March 26 (Bloomberg) -- Chile’s government expects foreign entities to sell bonds in the South American country in the coming months after it relaxed rules in a bid to deepen local capital markets, Finance Minister Felipe Larrain said.
The Inter-American Development Bank and private companies are among entities to show interest in so-called huaso bonds, peso-denominated notes issued by foreigners, Larrain said today in an interview at the IDB’s annual meeting in Calgary.
“Over the next couple of months we will probably see some” issuances, he said. “We are seeing a lot of interest. The IDB is one example, but there is a lot of examples of private companies.”
The administration of President Sebastian Pinera wants to make Chile a financial hub in Latin America. Authorities are expanding the possible universe of foreign issuers to states, companies from emerging markets and multilateral organizations, Larrain told reporters in Santiago on March 10.
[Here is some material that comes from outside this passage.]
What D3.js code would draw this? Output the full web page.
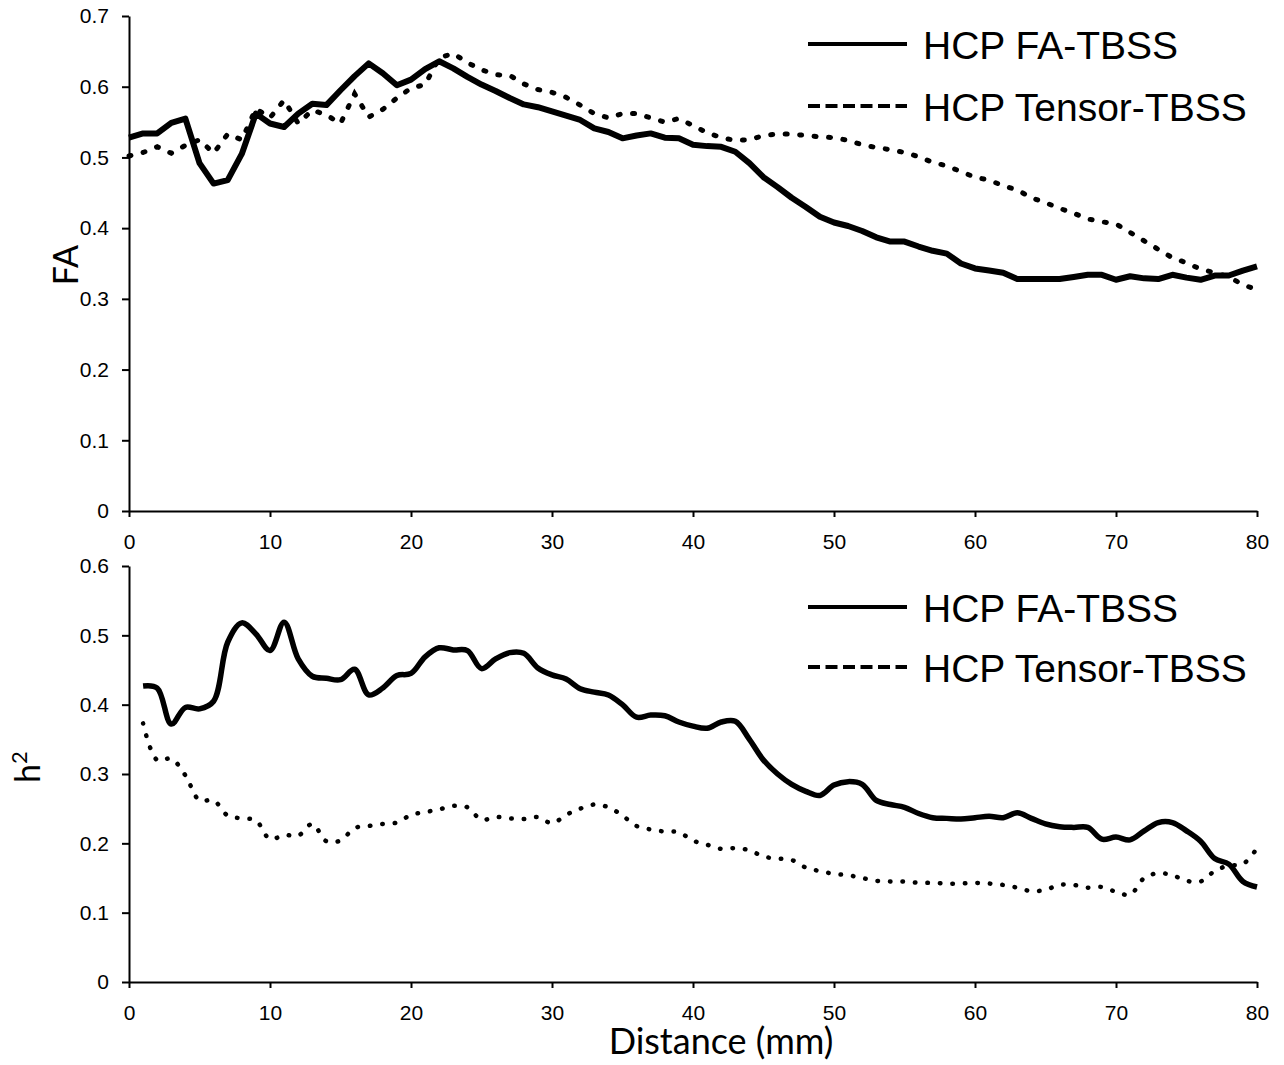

Under the changes, entities from countries with at least three sovereign credit ratings will be able to sell bonds denominated in Chilean pesos. Previously, authorization was limited to entities that traded in exchanges recognized by the local credit rating regulator. Huaso is the Chilean term for cowboy.
Only three peso-denominated bonds, totaling less than $500 million, have been issued by foreigners since they were allowed to do so in 2006, Larrain said March 10. The most recent was America Movil SAB, Latin America’s largest wireless phone operator, which sold $198 million of 25-year inflation-linked notes at a yield of 4 percent in May. Banco de Credito del Peru sold bonds in 2009.
“I would not be surprised to see a lot of Brazilian companies issuing bonds in Chile,” Larrain said today.